WHAT THE TASK ASKS: Without including the pictures, copy out every line below.

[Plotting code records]
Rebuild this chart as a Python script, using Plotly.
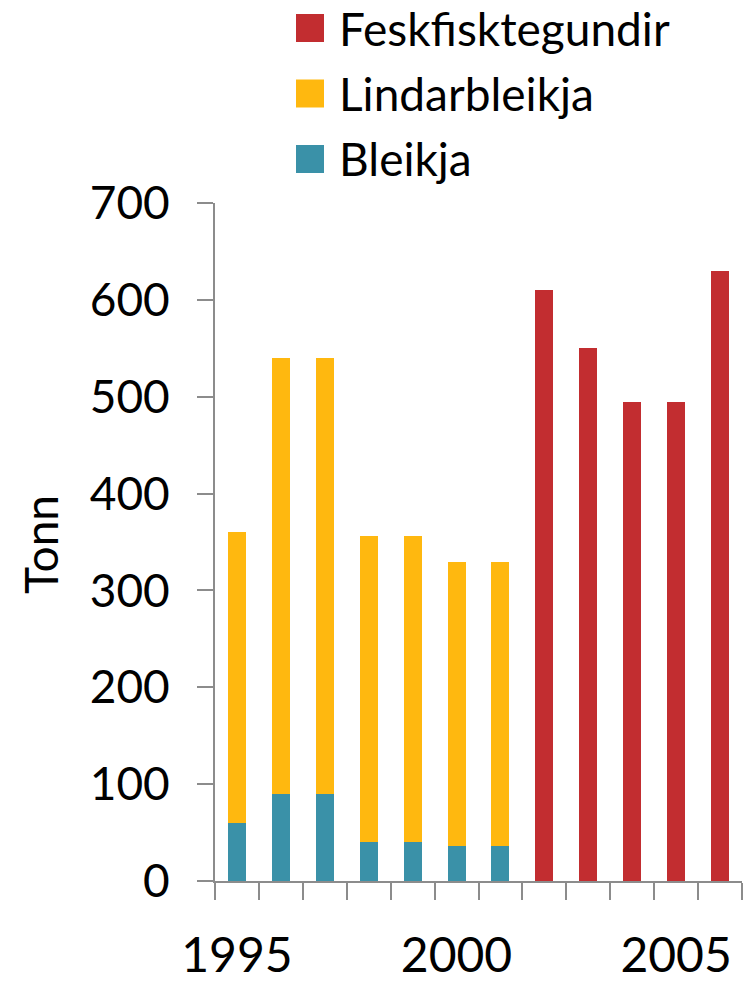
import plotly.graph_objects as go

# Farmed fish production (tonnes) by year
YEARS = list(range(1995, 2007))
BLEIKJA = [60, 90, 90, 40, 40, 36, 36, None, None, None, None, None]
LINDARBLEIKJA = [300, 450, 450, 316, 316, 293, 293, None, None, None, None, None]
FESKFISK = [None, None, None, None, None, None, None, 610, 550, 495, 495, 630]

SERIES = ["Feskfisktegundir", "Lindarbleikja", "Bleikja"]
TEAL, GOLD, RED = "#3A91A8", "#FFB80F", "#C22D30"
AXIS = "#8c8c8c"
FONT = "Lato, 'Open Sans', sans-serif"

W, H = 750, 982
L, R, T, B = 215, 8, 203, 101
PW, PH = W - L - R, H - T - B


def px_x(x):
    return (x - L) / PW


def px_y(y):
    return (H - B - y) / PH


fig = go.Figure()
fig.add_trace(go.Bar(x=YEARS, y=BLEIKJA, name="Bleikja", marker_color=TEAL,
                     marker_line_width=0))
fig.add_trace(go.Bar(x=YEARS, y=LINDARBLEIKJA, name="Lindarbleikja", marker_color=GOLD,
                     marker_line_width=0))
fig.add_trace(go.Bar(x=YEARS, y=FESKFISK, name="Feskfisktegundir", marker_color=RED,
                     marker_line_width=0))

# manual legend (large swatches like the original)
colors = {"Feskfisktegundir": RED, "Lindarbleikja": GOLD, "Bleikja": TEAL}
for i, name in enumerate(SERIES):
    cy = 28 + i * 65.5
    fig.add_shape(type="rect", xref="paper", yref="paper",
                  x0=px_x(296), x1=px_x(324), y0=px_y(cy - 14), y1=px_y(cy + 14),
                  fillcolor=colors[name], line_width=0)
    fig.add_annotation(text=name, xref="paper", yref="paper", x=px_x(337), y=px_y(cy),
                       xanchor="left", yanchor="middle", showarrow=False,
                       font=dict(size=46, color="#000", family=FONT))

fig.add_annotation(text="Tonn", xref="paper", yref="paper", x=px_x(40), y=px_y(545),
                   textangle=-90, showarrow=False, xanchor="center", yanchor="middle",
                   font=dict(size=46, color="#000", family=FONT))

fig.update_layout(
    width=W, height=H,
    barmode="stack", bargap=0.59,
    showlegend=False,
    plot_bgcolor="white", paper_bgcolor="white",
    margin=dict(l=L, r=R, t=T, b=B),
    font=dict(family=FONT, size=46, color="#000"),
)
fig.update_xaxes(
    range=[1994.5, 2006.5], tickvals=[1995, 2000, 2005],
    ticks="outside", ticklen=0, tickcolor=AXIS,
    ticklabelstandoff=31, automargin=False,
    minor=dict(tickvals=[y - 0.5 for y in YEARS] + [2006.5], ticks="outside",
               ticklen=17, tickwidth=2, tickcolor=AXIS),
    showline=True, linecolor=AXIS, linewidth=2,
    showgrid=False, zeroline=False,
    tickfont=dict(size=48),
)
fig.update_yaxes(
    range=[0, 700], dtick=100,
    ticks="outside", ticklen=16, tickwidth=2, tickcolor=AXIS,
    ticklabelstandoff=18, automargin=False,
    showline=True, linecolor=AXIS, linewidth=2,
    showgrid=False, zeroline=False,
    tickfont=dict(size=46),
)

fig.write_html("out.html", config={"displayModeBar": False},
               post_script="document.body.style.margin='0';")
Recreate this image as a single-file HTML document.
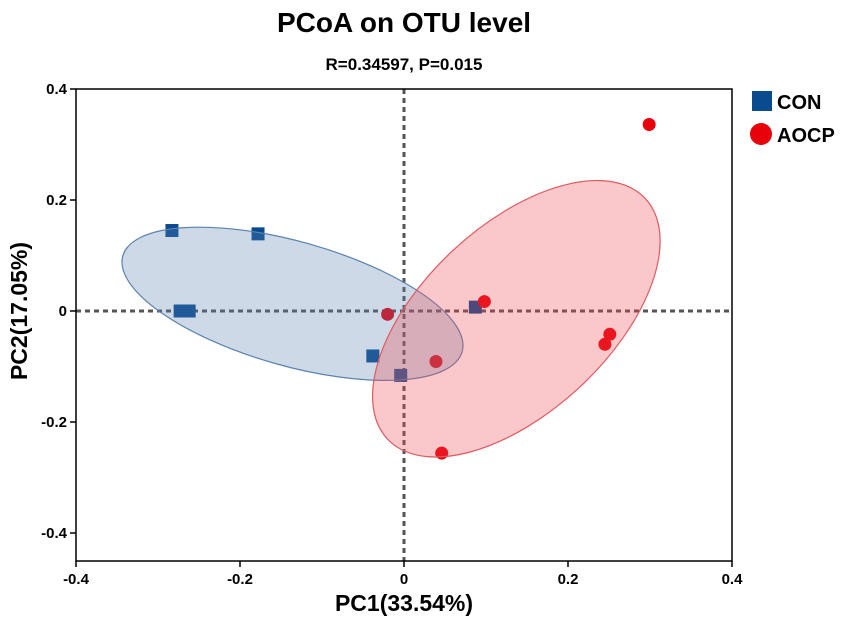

ANSWER FOR THE TASK:
Rebuild this chart as a Python script, using Plotly.
import plotly.graph_objects as go

# Farmed fish production (tonnes) by year
YEARS = list(range(1995, 2007))
BLEIKJA = [60, 90, 90, 40, 40, 36, 36, None, None, None, None, None]
LINDARBLEIKJA = [300, 450, 450, 316, 316, 293, 293, None, None, None, None, None]
FESKFISK = [None, None, None, None, None, None, None, 610, 550, 495, 495, 630]

SERIES = ["Feskfisktegundir", "Lindarbleikja", "Bleikja"]
TEAL, GOLD, RED = "#3A91A8", "#FFB80F", "#C22D30"
AXIS = "#8c8c8c"
FONT = "Lato, 'Open Sans', sans-serif"

W, H = 750, 982
L, R, T, B = 215, 8, 203, 101
PW, PH = W - L - R, H - T - B


def px_x(x):
    return (x - L) / PW


def px_y(y):
    return (H - B - y) / PH


fig = go.Figure()
fig.add_trace(go.Bar(x=YEARS, y=BLEIKJA, name="Bleikja", marker_color=TEAL,
                     marker_line_width=0))
fig.add_trace(go.Bar(x=YEARS, y=LINDARBLEIKJA, name="Lindarbleikja", marker_color=GOLD,
                     marker_line_width=0))
fig.add_trace(go.Bar(x=YEARS, y=FESKFISK, name="Feskfisktegundir", marker_color=RED,
                     marker_line_width=0))

# manual legend (large swatches like the original)
colors = {"Feskfisktegundir": RED, "Lindarbleikja": GOLD, "Bleikja": TEAL}
for i, name in enumerate(SERIES):
    cy = 28 + i * 65.5
    fig.add_shape(type="rect", xref="paper", yref="paper",
                  x0=px_x(296), x1=px_x(324), y0=px_y(cy - 14), y1=px_y(cy + 14),
                  fillcolor=colors[name], line_width=0)
    fig.add_annotation(text=name, xref="paper", yref="paper", x=px_x(337), y=px_y(cy),
                       xanchor="left", yanchor="middle", showarrow=False,
                       font=dict(size=46, color="#000", family=FONT))

fig.add_annotation(text="Tonn", xref="paper", yref="paper", x=px_x(40), y=px_y(545),
                   textangle=-90, showarrow=False, xanchor="center", yanchor="middle",
                   font=dict(size=46, color="#000", family=FONT))

fig.update_layout(
    width=W, height=H,
    barmode="stack", bargap=0.59,
    showlegend=False,
    plot_bgcolor="white", paper_bgcolor="white",
    margin=dict(l=L, r=R, t=T, b=B),
    font=dict(family=FONT, size=46, color="#000"),
)
fig.update_xaxes(
    range=[1994.5, 2006.5], tickvals=[1995, 2000, 2005],
    ticks="outside", ticklen=0, tickcolor=AXIS,
    ticklabelstandoff=31, automargin=False,
    minor=dict(tickvals=[y - 0.5 for y in YEARS] + [2006.5], ticks="outside",
               ticklen=17, tickwidth=2, tickcolor=AXIS),
    showline=True, linecolor=AXIS, linewidth=2,
    showgrid=False, zeroline=False,
    tickfont=dict(size=48),
)
fig.update_yaxes(
    range=[0, 700], dtick=100,
    ticks="outside", ticklen=16, tickwidth=2, tickcolor=AXIS,
    ticklabelstandoff=18, automargin=False,
    showline=True, linecolor=AXIS, linewidth=2,
    showgrid=False, zeroline=False,
    tickfont=dict(size=46),
)

fig.write_html("out.html", config={"displayModeBar": False},
               post_script="document.body.style.margin='0';")
Recreate this image as a single-file HTML document.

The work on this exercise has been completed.